§ **Brief**: Leaving out every picture, retype the lines below from the top through the one that contains "(typical-text) at (339,93.5)".

§ **Stored data**:
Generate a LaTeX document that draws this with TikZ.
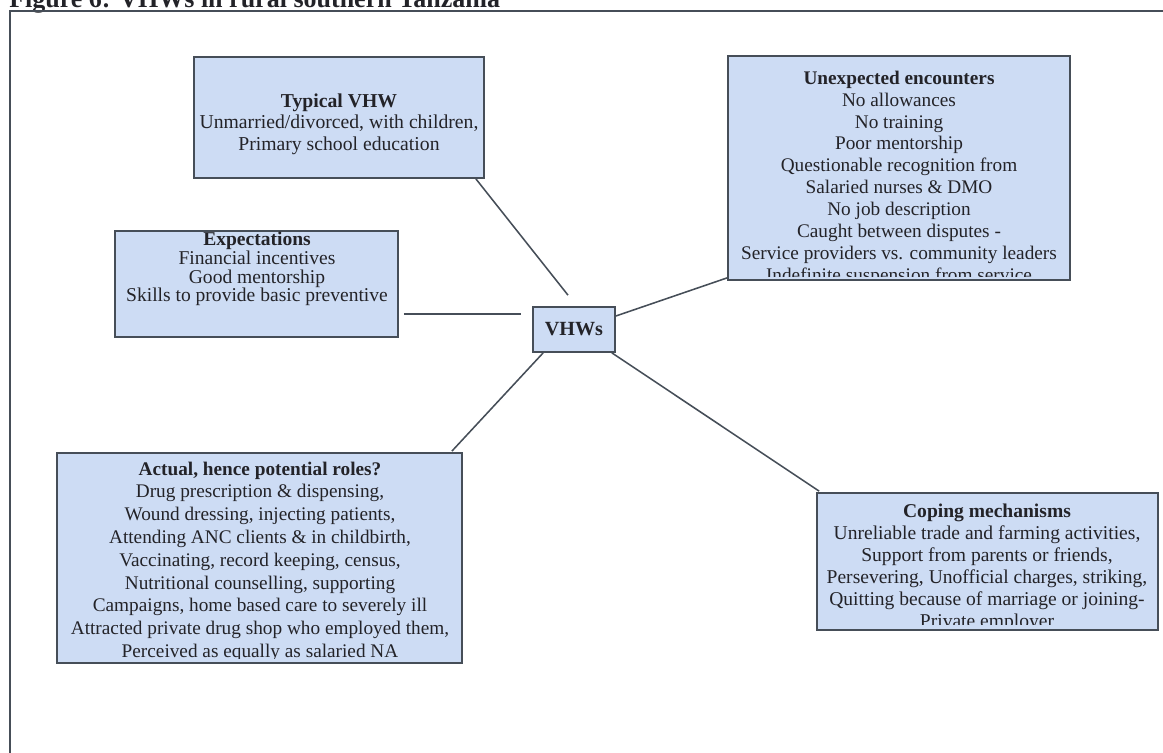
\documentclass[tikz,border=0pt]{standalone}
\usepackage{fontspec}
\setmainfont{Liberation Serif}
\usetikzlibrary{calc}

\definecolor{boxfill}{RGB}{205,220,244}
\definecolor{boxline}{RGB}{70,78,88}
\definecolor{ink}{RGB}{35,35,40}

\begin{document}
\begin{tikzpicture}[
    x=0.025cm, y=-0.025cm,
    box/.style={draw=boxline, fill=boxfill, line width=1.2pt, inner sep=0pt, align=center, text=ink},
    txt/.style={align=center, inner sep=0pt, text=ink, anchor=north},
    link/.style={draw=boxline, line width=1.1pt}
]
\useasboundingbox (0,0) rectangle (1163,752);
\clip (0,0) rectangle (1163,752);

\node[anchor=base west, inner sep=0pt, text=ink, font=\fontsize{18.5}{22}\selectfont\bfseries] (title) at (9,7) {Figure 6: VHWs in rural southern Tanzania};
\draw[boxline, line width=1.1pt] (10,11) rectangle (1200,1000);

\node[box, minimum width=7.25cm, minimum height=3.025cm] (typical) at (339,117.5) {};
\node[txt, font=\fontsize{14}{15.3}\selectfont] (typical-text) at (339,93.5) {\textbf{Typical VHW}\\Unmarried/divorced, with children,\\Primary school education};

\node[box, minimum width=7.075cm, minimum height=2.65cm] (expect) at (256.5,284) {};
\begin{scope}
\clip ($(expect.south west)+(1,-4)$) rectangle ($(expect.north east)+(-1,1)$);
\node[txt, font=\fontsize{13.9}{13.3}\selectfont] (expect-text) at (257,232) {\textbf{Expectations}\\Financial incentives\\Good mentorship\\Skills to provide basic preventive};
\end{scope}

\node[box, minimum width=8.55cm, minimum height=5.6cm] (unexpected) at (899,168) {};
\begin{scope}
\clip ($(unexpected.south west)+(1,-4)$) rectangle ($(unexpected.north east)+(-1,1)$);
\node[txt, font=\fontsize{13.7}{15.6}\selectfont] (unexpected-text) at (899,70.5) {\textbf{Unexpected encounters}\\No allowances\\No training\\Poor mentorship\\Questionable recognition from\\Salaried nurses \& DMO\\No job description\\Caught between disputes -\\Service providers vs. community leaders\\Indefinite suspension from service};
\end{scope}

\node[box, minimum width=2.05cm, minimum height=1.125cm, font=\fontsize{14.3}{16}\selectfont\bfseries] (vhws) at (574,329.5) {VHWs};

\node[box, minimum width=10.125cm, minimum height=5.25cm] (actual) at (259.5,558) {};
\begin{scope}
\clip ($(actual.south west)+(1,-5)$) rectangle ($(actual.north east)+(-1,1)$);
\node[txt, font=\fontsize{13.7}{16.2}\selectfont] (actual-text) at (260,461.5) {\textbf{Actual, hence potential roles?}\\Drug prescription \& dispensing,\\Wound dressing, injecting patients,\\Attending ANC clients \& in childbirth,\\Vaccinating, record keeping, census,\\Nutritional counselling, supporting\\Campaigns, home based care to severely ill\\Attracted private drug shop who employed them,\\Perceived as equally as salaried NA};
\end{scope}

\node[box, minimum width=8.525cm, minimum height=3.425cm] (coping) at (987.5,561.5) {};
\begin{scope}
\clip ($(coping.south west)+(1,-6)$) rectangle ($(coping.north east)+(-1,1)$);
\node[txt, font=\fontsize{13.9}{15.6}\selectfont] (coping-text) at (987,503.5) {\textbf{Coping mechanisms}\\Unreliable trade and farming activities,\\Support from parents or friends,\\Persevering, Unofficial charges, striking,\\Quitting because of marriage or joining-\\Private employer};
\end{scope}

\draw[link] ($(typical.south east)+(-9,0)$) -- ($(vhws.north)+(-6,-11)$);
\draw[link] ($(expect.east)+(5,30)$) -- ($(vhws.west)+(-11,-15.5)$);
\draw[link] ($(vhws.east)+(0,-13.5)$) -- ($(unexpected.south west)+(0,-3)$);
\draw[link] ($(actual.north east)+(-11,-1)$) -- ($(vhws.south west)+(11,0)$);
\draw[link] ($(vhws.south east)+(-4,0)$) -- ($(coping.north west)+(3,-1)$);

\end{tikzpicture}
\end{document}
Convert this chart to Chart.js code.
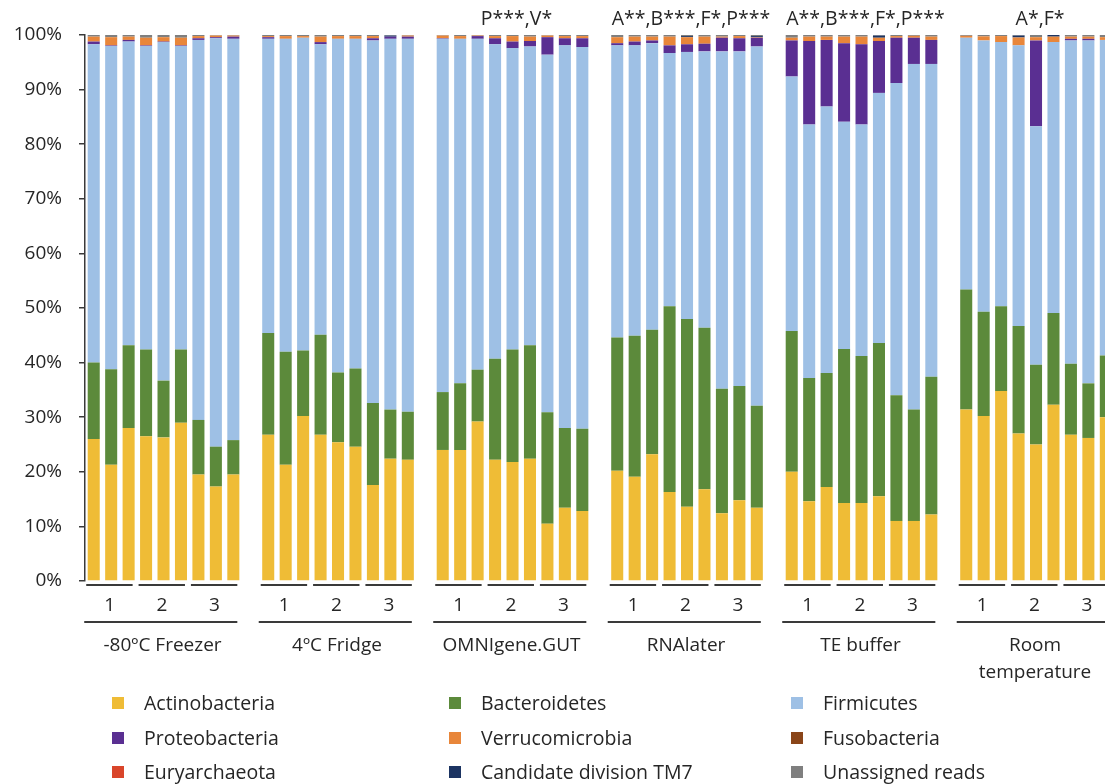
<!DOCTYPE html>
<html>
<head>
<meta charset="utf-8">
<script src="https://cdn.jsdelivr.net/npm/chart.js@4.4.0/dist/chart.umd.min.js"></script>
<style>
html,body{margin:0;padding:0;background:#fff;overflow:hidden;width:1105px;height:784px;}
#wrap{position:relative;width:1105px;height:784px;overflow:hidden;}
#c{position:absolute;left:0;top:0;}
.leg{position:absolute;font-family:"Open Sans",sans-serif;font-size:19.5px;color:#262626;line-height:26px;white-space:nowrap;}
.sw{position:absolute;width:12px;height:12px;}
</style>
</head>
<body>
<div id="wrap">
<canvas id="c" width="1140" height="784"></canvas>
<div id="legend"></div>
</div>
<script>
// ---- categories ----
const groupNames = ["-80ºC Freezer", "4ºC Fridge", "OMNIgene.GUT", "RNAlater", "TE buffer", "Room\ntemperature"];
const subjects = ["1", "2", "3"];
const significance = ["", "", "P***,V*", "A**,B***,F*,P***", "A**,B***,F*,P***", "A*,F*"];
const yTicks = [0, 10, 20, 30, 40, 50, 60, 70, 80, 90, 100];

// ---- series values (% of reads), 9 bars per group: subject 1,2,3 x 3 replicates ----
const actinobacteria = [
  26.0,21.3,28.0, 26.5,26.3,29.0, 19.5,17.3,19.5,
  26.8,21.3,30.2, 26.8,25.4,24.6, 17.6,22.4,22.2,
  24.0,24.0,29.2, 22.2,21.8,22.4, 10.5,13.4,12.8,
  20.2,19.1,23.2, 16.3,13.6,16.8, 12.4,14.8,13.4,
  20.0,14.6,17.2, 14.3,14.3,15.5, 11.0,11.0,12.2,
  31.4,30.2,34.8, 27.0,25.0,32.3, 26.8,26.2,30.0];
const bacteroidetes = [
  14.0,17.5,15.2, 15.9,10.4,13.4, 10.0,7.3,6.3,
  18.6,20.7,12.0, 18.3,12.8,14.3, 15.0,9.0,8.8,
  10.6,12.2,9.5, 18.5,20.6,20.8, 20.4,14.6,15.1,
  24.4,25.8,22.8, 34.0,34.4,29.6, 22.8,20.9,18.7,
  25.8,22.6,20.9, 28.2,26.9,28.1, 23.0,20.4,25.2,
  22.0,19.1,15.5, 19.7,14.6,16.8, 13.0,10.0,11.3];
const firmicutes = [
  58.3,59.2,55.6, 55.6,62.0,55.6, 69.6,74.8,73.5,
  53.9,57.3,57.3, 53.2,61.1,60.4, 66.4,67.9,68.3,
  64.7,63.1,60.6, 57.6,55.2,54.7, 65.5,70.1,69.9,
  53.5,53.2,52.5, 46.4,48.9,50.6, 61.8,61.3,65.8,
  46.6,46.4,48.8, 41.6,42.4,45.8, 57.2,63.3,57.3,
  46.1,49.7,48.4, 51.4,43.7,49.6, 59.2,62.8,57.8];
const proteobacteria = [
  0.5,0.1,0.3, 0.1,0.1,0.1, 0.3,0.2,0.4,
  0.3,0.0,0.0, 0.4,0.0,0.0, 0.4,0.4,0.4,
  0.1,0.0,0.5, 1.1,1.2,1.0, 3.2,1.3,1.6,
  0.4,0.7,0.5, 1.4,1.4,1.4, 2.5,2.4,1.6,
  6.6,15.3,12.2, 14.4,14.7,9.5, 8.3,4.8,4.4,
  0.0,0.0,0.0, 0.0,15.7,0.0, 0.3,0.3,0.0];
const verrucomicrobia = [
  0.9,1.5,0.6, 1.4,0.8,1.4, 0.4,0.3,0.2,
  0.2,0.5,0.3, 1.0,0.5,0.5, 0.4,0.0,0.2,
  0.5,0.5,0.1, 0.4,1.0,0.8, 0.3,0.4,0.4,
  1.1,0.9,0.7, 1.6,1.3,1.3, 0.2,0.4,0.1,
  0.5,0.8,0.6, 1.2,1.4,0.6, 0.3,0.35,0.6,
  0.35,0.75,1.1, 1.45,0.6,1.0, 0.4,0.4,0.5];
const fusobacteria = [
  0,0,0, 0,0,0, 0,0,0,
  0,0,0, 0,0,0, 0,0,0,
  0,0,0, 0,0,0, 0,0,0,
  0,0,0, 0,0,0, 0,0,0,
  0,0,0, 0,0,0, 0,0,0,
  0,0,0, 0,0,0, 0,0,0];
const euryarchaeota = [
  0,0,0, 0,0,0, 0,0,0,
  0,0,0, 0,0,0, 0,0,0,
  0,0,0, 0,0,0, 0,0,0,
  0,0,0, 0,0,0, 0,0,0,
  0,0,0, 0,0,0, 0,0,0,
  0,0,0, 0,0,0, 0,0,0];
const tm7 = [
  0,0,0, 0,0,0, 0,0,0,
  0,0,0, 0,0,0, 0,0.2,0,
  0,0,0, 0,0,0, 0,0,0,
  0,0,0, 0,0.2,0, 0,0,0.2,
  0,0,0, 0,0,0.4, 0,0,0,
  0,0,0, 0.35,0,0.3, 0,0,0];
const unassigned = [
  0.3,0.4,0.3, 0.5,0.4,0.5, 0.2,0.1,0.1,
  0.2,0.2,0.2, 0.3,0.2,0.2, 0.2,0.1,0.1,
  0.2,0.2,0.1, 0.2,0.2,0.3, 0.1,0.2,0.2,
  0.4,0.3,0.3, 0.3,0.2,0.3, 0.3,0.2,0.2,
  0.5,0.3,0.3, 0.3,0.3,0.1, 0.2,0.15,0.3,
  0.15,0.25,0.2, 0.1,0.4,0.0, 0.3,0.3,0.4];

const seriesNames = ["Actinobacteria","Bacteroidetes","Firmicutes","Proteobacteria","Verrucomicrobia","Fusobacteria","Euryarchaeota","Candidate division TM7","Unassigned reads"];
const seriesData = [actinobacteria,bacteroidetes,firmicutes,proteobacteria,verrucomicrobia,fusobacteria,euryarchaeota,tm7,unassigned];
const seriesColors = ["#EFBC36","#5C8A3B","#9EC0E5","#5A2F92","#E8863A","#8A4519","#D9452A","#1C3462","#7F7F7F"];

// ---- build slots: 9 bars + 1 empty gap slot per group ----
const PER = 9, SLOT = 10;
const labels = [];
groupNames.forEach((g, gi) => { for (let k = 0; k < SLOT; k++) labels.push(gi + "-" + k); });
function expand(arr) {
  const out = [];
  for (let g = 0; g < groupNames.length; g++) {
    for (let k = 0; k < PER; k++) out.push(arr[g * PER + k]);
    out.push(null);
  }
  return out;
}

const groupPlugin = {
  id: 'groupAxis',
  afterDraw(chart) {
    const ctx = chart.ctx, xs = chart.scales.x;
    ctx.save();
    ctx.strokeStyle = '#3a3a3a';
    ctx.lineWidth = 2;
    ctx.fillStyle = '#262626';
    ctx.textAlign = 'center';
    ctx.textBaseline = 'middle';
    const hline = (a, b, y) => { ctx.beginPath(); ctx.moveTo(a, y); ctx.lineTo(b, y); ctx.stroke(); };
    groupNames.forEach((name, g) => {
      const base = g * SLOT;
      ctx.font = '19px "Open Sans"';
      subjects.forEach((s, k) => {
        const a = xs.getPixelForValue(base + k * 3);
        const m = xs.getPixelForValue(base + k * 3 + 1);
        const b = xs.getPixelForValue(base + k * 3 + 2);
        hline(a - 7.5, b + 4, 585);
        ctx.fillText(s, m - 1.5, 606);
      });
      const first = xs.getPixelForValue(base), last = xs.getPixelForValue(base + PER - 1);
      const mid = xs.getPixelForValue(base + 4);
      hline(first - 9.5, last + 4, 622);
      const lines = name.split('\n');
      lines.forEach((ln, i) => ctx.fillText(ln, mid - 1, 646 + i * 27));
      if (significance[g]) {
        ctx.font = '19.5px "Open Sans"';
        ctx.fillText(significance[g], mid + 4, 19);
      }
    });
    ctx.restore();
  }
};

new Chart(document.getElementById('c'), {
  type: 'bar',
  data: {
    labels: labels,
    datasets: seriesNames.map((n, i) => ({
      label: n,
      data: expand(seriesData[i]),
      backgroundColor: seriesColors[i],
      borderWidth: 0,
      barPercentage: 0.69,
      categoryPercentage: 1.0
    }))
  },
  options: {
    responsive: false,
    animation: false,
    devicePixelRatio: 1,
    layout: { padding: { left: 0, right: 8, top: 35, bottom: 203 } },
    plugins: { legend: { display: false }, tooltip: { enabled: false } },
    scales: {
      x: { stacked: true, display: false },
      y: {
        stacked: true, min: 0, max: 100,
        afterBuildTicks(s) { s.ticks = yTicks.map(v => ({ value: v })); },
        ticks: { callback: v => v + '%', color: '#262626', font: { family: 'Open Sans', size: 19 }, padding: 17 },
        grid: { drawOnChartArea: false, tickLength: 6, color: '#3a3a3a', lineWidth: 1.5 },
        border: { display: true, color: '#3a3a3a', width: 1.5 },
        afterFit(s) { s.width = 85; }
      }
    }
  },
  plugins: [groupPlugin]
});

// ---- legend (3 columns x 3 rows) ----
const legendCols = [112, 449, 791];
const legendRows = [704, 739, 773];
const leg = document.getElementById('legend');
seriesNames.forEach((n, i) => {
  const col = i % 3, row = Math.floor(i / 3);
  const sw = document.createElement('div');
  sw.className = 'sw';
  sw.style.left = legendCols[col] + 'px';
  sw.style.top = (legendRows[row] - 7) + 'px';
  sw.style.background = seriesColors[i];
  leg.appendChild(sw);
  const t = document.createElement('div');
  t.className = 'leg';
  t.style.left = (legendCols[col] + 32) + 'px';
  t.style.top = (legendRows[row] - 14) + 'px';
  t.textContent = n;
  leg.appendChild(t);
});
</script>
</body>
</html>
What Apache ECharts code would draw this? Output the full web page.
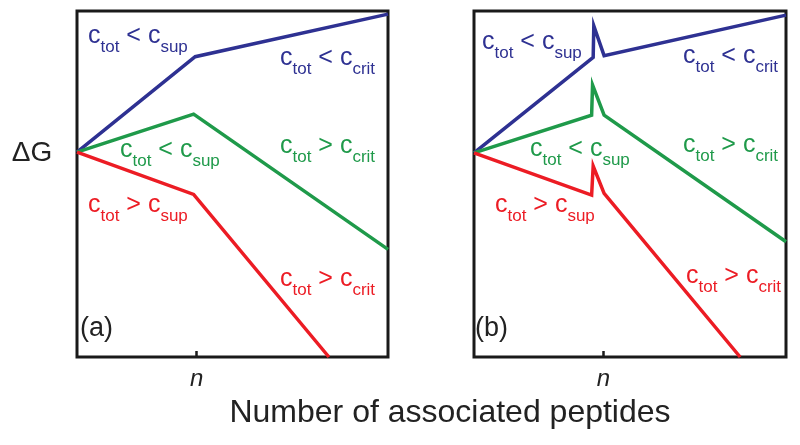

§ **Final result**:
Generate a LaTeX document that draws this with TikZ.
\documentclass[tikz,border=0pt]{standalone}
\usepackage{fontspec}
\setmainfont{Liberation Serif}
\usetikzlibrary{calc}

\definecolor{boxfill}{RGB}{205,220,244}
\definecolor{boxline}{RGB}{70,78,88}
\definecolor{ink}{RGB}{35,35,40}

\begin{document}
\begin{tikzpicture}[
    x=0.025cm, y=-0.025cm,
    box/.style={draw=boxline, fill=boxfill, line width=1.2pt, inner sep=0pt, align=center, text=ink},
    txt/.style={align=center, inner sep=0pt, text=ink, anchor=north},
    link/.style={draw=boxline, line width=1.1pt}
]
\useasboundingbox (0,0) rectangle (1163,752);
\clip (0,0) rectangle (1163,752);

\node[anchor=base west, inner sep=0pt, text=ink, font=\fontsize{18.5}{22}\selectfont\bfseries] (title) at (9,7) {Figure 6: VHWs in rural southern Tanzania};
\draw[boxline, line width=1.1pt] (10,11) rectangle (1200,1000);

\node[box, minimum width=7.25cm, minimum height=3.025cm] (typical) at (339,117.5) {};
\node[txt, font=\fontsize{14}{15.3}\selectfont] (typical-text) at (339,93.5) {\textbf{Typical VHW}\\Unmarried/divorced, with children,\\Primary school education};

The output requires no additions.